GOAL: Collect all the lines that mention the word "chart".

DATASET EXCERPT:
....

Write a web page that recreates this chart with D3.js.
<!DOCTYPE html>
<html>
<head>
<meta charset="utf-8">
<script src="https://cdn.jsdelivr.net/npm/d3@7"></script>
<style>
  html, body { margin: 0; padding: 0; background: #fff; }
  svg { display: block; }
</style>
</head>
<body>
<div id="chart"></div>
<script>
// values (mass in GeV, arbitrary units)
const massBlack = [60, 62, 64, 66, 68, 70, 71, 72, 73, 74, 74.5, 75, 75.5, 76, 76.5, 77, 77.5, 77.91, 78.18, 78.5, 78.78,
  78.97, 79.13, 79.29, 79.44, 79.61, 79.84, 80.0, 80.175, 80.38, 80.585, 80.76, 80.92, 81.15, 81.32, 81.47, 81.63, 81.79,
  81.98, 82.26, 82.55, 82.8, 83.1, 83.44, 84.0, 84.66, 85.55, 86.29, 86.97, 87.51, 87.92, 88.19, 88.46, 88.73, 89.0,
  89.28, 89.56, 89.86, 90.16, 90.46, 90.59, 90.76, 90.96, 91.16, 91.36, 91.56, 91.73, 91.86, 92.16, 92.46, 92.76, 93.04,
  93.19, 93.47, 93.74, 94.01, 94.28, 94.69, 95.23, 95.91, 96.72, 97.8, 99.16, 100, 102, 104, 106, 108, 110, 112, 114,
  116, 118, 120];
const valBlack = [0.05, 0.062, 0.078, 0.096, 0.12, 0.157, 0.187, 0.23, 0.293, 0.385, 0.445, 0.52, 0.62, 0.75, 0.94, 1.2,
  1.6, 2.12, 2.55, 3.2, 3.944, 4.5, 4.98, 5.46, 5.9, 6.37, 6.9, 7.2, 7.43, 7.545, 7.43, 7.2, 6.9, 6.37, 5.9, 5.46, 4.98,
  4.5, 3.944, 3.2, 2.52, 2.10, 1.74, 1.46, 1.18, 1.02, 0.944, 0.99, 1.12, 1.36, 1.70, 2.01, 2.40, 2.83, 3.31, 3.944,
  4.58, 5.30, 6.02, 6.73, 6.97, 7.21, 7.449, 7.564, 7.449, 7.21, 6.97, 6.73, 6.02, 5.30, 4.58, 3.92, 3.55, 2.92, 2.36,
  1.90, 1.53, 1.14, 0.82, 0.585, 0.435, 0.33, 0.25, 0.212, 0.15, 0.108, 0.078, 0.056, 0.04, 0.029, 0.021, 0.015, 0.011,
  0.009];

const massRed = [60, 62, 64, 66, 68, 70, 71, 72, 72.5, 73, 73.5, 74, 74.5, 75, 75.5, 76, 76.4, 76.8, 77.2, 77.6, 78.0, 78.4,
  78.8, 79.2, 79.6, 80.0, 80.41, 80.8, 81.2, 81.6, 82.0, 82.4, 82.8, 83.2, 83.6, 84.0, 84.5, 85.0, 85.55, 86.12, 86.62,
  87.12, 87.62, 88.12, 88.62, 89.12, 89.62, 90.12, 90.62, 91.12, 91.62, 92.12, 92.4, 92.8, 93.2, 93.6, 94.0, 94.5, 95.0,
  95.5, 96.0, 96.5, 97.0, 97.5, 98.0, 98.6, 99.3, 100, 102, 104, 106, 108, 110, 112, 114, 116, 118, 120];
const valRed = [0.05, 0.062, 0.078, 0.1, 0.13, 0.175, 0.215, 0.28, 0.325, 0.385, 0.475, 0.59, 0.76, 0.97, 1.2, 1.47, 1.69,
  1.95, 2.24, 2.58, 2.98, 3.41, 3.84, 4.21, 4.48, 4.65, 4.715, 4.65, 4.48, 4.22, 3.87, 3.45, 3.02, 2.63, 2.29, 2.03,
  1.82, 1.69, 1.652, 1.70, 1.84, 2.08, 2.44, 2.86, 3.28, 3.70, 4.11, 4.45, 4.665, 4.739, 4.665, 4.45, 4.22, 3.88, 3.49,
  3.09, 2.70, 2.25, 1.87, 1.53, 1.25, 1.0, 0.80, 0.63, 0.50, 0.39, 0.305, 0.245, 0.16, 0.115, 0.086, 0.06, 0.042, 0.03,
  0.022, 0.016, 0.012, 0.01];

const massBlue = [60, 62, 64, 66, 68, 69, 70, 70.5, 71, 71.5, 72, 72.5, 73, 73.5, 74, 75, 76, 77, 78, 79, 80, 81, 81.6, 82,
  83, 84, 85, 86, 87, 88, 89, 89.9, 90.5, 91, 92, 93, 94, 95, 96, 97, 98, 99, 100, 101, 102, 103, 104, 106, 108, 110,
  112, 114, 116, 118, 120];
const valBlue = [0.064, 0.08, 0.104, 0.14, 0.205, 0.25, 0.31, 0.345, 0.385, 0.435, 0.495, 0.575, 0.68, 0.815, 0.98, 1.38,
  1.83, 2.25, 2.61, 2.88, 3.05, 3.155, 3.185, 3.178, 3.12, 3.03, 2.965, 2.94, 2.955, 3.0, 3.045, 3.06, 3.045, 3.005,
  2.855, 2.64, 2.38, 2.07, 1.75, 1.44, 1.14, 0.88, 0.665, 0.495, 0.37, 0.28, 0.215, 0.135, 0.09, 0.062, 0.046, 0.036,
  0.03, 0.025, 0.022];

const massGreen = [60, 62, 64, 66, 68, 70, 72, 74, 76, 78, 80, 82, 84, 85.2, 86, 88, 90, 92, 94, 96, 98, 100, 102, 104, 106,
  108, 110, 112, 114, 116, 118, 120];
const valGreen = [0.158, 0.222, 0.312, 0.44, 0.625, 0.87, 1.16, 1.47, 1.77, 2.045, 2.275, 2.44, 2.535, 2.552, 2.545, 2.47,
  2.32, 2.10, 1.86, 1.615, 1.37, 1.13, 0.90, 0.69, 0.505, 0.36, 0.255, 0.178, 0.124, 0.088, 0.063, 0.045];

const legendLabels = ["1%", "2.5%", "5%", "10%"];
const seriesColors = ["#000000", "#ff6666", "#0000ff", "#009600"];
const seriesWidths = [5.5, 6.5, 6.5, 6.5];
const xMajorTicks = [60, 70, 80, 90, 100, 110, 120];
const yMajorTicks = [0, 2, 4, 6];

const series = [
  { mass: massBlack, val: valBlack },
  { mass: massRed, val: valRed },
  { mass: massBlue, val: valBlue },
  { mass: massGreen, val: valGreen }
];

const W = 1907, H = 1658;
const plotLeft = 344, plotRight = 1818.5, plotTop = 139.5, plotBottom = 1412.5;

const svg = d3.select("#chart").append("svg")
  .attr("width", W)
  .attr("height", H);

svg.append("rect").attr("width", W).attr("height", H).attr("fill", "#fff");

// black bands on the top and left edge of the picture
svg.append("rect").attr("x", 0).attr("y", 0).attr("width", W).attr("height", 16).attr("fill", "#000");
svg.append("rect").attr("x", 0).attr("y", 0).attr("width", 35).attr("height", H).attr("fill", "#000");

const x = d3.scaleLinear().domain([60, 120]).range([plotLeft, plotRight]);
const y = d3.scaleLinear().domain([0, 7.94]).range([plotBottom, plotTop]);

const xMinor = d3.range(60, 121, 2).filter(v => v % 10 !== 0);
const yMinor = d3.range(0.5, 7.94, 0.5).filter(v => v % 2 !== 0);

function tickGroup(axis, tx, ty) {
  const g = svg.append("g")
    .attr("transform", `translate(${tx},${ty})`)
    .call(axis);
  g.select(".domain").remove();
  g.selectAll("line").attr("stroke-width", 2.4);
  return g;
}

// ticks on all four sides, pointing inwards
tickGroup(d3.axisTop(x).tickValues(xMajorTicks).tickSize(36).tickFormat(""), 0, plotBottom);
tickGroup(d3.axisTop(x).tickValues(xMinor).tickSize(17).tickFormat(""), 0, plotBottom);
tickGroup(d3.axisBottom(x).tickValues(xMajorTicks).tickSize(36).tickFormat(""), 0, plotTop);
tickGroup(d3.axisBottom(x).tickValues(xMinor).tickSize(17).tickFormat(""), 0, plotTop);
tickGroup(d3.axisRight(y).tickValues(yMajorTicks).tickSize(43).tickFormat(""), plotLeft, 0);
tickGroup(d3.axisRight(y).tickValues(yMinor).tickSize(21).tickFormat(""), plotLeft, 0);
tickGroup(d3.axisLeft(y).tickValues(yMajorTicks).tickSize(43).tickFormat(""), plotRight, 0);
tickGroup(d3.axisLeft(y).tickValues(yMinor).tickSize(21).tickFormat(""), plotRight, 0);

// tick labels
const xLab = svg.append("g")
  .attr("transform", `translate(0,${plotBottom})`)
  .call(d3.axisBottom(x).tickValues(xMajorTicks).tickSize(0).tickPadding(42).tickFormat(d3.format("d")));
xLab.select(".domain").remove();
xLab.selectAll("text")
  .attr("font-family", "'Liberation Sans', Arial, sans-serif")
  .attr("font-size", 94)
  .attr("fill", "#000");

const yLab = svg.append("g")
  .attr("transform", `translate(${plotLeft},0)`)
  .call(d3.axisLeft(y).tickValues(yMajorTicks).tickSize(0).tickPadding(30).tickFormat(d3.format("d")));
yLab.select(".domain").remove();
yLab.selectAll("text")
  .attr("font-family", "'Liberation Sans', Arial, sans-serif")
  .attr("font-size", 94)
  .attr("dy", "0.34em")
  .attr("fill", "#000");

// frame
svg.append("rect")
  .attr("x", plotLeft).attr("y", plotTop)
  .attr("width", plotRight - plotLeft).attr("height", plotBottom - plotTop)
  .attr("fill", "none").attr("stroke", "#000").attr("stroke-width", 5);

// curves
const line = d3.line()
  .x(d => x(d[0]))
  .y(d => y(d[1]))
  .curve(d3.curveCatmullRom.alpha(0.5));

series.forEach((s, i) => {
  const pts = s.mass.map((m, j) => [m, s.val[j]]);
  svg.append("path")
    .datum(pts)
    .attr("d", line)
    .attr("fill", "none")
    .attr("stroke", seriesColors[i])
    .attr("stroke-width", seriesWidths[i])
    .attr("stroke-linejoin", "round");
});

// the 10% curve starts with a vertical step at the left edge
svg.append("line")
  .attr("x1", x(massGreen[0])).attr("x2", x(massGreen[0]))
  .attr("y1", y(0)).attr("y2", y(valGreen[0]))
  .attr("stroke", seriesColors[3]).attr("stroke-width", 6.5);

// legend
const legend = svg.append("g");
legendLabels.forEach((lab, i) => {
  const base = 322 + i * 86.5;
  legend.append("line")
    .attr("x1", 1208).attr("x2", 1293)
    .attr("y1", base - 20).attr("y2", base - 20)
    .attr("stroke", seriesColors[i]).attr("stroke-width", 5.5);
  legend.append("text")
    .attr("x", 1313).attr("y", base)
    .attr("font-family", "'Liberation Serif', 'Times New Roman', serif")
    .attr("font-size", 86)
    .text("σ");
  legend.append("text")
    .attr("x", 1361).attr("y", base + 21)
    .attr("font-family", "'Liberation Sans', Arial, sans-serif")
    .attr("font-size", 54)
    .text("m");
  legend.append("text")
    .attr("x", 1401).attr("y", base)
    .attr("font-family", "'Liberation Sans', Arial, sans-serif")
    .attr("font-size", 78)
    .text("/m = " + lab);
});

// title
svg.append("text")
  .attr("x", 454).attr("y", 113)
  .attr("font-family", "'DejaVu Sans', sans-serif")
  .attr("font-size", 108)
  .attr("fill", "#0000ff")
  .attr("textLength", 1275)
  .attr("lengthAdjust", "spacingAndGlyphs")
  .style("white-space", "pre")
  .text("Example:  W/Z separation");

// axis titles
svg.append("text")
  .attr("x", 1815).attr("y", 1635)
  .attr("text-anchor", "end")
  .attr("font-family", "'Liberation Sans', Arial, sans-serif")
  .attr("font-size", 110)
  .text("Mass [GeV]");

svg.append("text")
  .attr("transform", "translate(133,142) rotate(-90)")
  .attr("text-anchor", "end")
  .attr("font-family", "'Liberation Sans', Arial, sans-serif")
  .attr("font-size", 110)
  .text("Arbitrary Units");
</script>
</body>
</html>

....

EXERCISE OUTPUT:
Write a web page that recreates this chart with D3.js.
<div id="chart"></div>
const svg = d3.select("#chart").append("svg")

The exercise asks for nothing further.